Per-backend implementation:

  • WebGPU: Packed into array<atomic<u32>>. Load via atomicLoad + shift + mask. Store via atomicAnd + atomicOr (thread-safe sub-word writes). Float16 load/store calls _f16_to_f32 / _f32_to_f16 helpers from WGSLEmulationLibrary.F16Functions when !shader-f16; native WGSL f16 type otherwise. WebGPUBackend.ForceEmulatedF16 test flag forces the emulation path for verification.
  • Wasm: Native i32.load8_s/u, i32.load16_s/u, i32.store8, i32.store16. Float16 emulated via inline IEEE 754 bit conversion at load/store.
  • WebGL: texelFetch from R32I with shift+mask in GLSL. Float16 load/store calls _f16_to_f32 / _f32_to_f16 helpers from GLSLEmulationLibrary.F16Functions; capability reports true (always emulated on WebGL).
  • OpenCL: Capabilities.Float16 always true. When cl_khr_fp16 present: native half type. When absent: Float16 promoted to float for arithmetic, vload_half / vstore_half built-ins (available without the extension) handle buffer load/store. Capabilities.Float16Native selects the path.
  • CUDA/CPU: Native support.

Gotchas:

  • WGSL requires explicit parenthesization for mixed-precedence shift/mask expressions
  • WebGPU sub-word stores use atomic RMW (data race if non-atomic when threads write different halves of same u32)
  • arrayLength() on sub-word buffers returns u32 count, multiply by elements-per-word for actual element count

CopyFromJS (v4.9.0+)

Zero-copy JS TypedArray/ArrayBuffer to GPU buffer transfer. Available on all 3 browser backends.

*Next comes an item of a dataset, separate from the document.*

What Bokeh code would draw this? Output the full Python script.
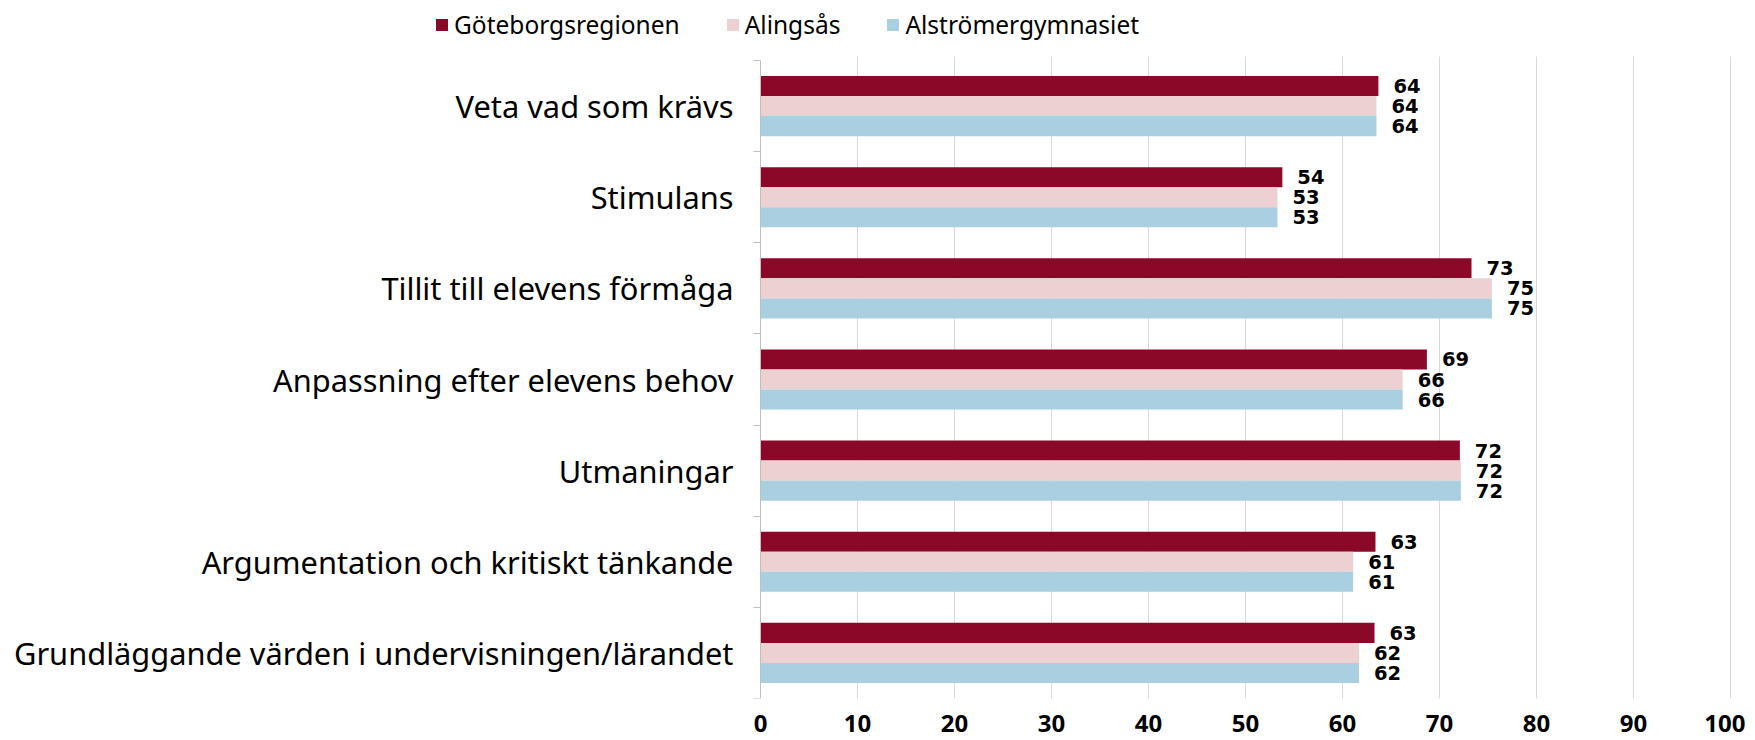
from bokeh.plotting import figure
from bokeh.models import Range1d, FixedTicker, Legend, LegendItem, ColumnDataSource, BoxAnnotation
from bokeh.core.properties import value
from bokeh.embed import file_html
from bokeh.resources import INLINE

categories = [
    "Veta vad som krävs",
    "Stimulans",
    "Tillit till elevens förmåga",
    "Anpassning efter elevens behov",
    "Utmaningar",
    "Argumentation och kritiskt tänkande",
    "Grundläggande värden i undervisningen/lärandet",
]
series_names = ["Göteborgsregionen", "Alingsås", "Alströmergymnasiet"]
goteborg = [63.7, 53.8, 73.3, 68.7, 72.1, 63.4, 63.3]
alingsas = [63.5, 53.3, 75.4, 66.2, 72.2, 61.1, 61.7]
alstromer = [63.5, 53.3, 75.4, 66.2, 72.2, 61.1, 61.7]
x_ticks = [0, 10, 20, 30, 40, 50, 60, 70, 80, 90, 100]

colors = ["#8C0828", "#EDD0D1", "#A9CFE1"]
offsets = [0.22, 0.0, -0.22]
bar_h = 0.22

n = len(categories)
centers = [n - 1 - i for i in range(n)]

# layout in pixels
FW, FH = 1745, 698          # frame (whole width, legend strip included on top)
X0_PX, X100_PX = 760, 1730  # where 0 and 100 fall
TOP_PX = 60                 # top of the first category band
GRID_TOP_PX = 56            # where the vertical grid lines begin
px_per_x = (X100_PX - X0_PX) / 100.0
band_px = (FH - TOP_PX) / n
x_start = -X0_PX / px_per_x
x_end = 100 + (FW - X100_PX) / px_per_x
y_top = n - 0.5 + TOP_PX / band_px
grid_top = n - 0.5 + (TOP_PX - GRID_TOP_PX) / band_px

p = figure(frame_width=FW, frame_height=FH, output_backend="svg", toolbar_location=None,
           x_range=Range1d(x_start, x_end), y_range=Range1d(-0.5, y_top),
           min_border_left=0, min_border_right=0, min_border_top=0, min_border_bottom=42)
p.outline_line_color = None
p.background_fill_color = "white"

renderers = []
for name, vals, col, off in zip(series_names, [goteborg, alingsas, alstromer], colors, offsets):
    src = ColumnDataSource(dict(y=[c + off for c in centers], v=vals,
                                lab=["%d" % int(v + 0.5) for v in vals]))
    r = p.hbar(y="y", right="v", left=0, height=bar_h, source=src,
               fill_color=col, line_color=None)
    renderers.append((name, r))
    p.text(x="v", y="y", text="lab", source=src, x_offset=15,
           text_align="left", text_baseline="middle",
           text_font=value("DejaVu Sans"), text_font_style="bold",
           text_font_size="19.5px", text_color="#000000")

xa = p.xaxis[0]
xa.ticker = FixedTicker(ticks=x_ticks)
xa.axis_line_color = None
xa.major_tick_line_color = None
xa.major_tick_out = 0
xa.minor_tick_line_color = None
xa.major_label_text_font = "Noto Sans"
xa.major_label_text_font_style = "bold"
xa.major_label_text_font_size = "24px"
xa.major_label_text_color = "#000000"
xa.major_label_standoff = 16

ya = p.yaxis[0]
ya.fixed_location = 0
ya.bounds = (-0.5, n - 0.5)
ya.ticker = FixedTicker(ticks=centers, minor_ticks=[k - 0.5 for k in range(n + 1)])
ya.major_label_overrides = {c: cat for c, cat in zip(centers, categories)}
ya.axis_line_color = "#BFBFBF"
ya.axis_line_width = 1
ya.major_tick_line_color = None
ya.major_tick_out = 0
ya.major_tick_in = 0
ya.minor_tick_line_color = "#BFBFBF"
ya.minor_tick_out = 7
ya.minor_tick_in = 0
ya.major_label_text_font = "Noto Sans"
ya.major_label_text_font_size = "30.8px"
ya.major_label_text_color = "#000000"
ya.major_label_standoff = 20

p.xgrid.ticker = FixedTicker(ticks=x_ticks[1:])
p.xgrid.grid_line_color = "#D9D9D9"
p.xgrid.grid_line_width = 1
p.ygrid.grid_line_color = None

# keep the legend strip free of grid lines
p.add_layout(BoxAnnotation(bottom=grid_top, fill_color="white", fill_alpha=1.0,
                           line_color=None))

legend = Legend(items=[LegendItem(label=nm, renderers=[r]) for nm, r in renderers],
                orientation="horizontal", location=(434, 657),
                glyph_width=15, glyph_height=15, label_standoff=5, spacing=45,
                padding=0, margin=0, border_line_color=None, background_fill_alpha=0,
                label_text_font="Noto Sans", label_text_font_size="24.5px",
                label_text_color="#000000", label_height=15)
p.add_layout(legend, "center")

open("out.html", "w").write(file_html(p, INLINE))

var jsArray = new Int16Array(data);
((IBrowserMemoryBuffer)buffer).CopyFromJS(jsArray);
// or
((IBrowserMemoryBuffer)buffer).CopyFromJS(arrayBuffer);

Backend notes:

  • WebGPU: Uses queue.WriteBuffer directly
  • WebGL: Copies to backing array, sets NeedsUpload = true (data uploaded on next dispatch, NOT immediately on GPU)
  • Wasm: Pure JS-to-JS copy within SharedArrayBuffer

CopyFromHost Buffer Rules

  • CopyFromHost(sourceArray): source.Length must be <= buffer.Length - targetOffset. Throws if too large. Partial fills allowed.
  • Buffer sizes are padded to 4-byte alignment at creation (WebGPU requirement)
  • Use EnsureBuffer pattern for grow-only reallocation (avoid Dispose+Allocate churn)

Lambda Kernels (v4.4.0+)

Captured scalar values (int, float, etc.) are automatically passed to GPU. ArrayViews CANNOT be captured - they must be explicit kernel parameters.

int multiplier = 5;
var kernel = accelerator.LoadAutoGroupedStreamKernel<Index1D, ArrayView<float>>(
    (index, buf) => { buf[index] = index * multiplier; });

Feature Matrix by Backend

Feature WebGPU WebGL Wasm CUDA OpenCL CPU
Shared Memory Yes No Yes Yes Yes Yes
Barriers Yes No Yes Yes Yes Yes
Atomics Yes No Yes Yes Yes Yes
Sub-word types Yes Yes Yes Yes Yes Yes
CopyFromJS Yes Yes Yes N/A N/A N/A
ILGPU Algorithms Yes No Yes Yes Yes Yes
Subgroups Yes* No No Yes Yes* N/A
f64 native No (emulated) No (emulated) Yes Yes Yes Yes
i64 native No (emulated) No (emulated) Yes Yes Yes Yes
f16 native Native or emulated** No (emulated)*** No (emulated) Yes Native or emulated**** Yes

*Subgroups: WebGPU requires browser support + adapter feature. OpenCL: device-dependent. **WebGPU f16: native WGSL f16 when the adapter exposes shader-f16, otherwise emulated in WGSL via _f16_to_f32 / _f32_to_f16 helpers with f32 arithmetic + packed u16 storage. Capabilities.Float16 always true; Capabilities.Float16Native distinguishes. Emulation is lossless. ***WebGL f16: emulated via _f16_to_f32 / _f32_to_f16 GLSL helpers. Load through texelFetch on R32I + bit-extract, store through Transform Feedback uint. Algorithm-family Half tests (RadixSort/Scan/Reduce) continue to skip (WebGL has no shared memory/barriers); the 5 non-algorithm Half tests run. Capabilities.Float16Native always false on WebGL. ****OpenCL f16: native half type when cl_khr_fp16 is available; emulated via vload_half / vstore_half (OpenCL built-ins that work without the extension) + f32 arithmetic otherwise. Capabilities.Float16 always true on OpenCL; Capabilities.Float16Native reflects the cl_khr_fp16 extension and selects the codegen path.